What’s allowed—the real skinny
The truth is the rules are straightforward. You can own virtually any kind of real estate in your IRA or other retirement account including:
• Raw land
• Office buildings
• Single-family homes
• Multi-family homes
• Apartment buildings
Prohibited transactions and self-dealing
The IRS has some important rules that must be followed. They also define what you cannot do. There is a simple rule of thumb. Your retirement plan is meant to benefit you at your retirement and not before. Therefore, you may not deal with yourself or another disqualified person.
What does this mean? You can't sell a piece of property you personally own to your IRA or vice versa. In short, you cannot lend money, extend credit, or furnish goods, services, or facilities to yourself or another disqualified individual. You can invest in any type of real estate you want as long as it is not for your own personal use while inside of your IRA.
Let’s say you've found the retirement home of your dreams or a piece of property you would like to build on. Domestic or foreign real estate is permitted. When you retire you can take possession of the property or sell it. Taking possession of the property allows you to take it as a distribution from your IRA or retirement plan without selling it. Now that you own the property personally it's yours to use as you see fit. It's important to note you do not have to sell the property but you would still be responsible for the taxes due.
You can sell the property outright at any time. If you keep the property and take it as a distribution you will be taxed on the value of the property.
• You may not purchase the property from yourself.
• You may not purchase the property from family members, except for siblings.
• Neither you, your business, nor members of your family may lease or live in any investment property owned by your plan.
• Fractional ownership is allowed. (Partnering your IRA with other investors or IRA participants is permissible)
Who is “disqualified”?
The IRC code disallows dealing with yourself or another “disqualified person.”
This is a simplified version of the definition of a disqualified person.
1) An owner, direct or indirect, of 50% or greater of: (the IRA Participant is an owner)
• The capital interest of a partnership.
• The total value of all shares of stock of a corporation including all classes.
• The combined voting power of all classes eligible to vote.
2) A member of the family, excepting siblings.
How To Own Real Estate In Your IRA
There are many ways to own real estate in your IRA. You can own the real estate fully or fractionally with other entities or investors. You can purchase an option on the real estate or you can buy it outright using a land trust, LLC, or similar entity.
You also have the flexibility of paying for the property in full using your retirement assets or you can finance it. You must take special care to structure the purchase correctly if the property is financed to avoid adverse tax consequences.
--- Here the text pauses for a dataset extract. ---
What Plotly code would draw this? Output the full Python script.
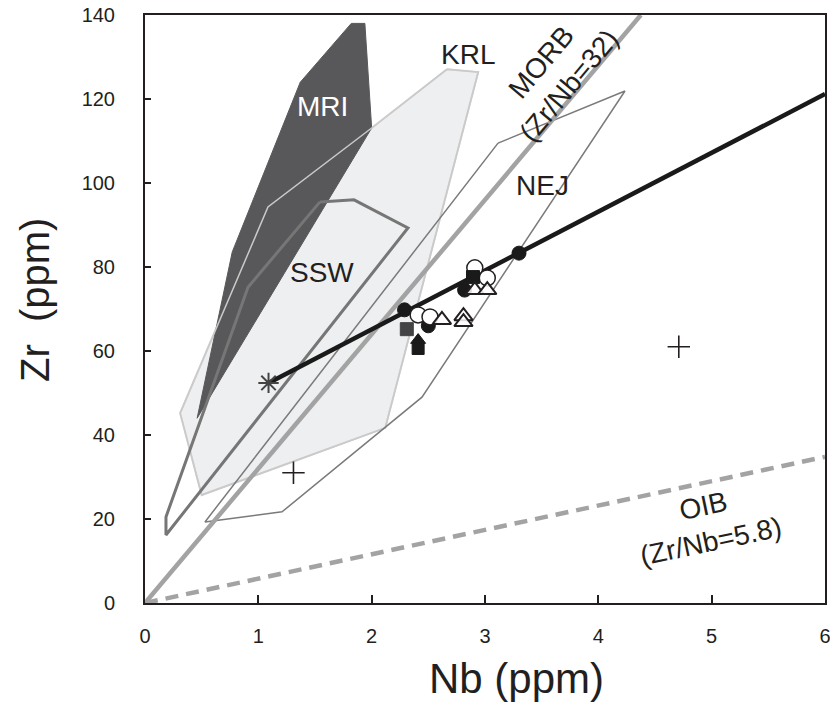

The down payment and an equivalent amount of the ongoing payments and expenses must come from the plan if the property is fractionally owned.
Taking on debt
If you wish to use your retirement plan to invest in real estate but do not have sufficient funds in your IRA, your IRA can incur debt. This debt/mortgage must be in the form of a non-recourse loan where the only recourse for default of the loan is the underlying real estate/property.
How do I do this?
The good news is you can find the property of your dreams anywhere in the world, purchase all or part of it with your retirement assets, and eventually take ownership of it—all completely legal.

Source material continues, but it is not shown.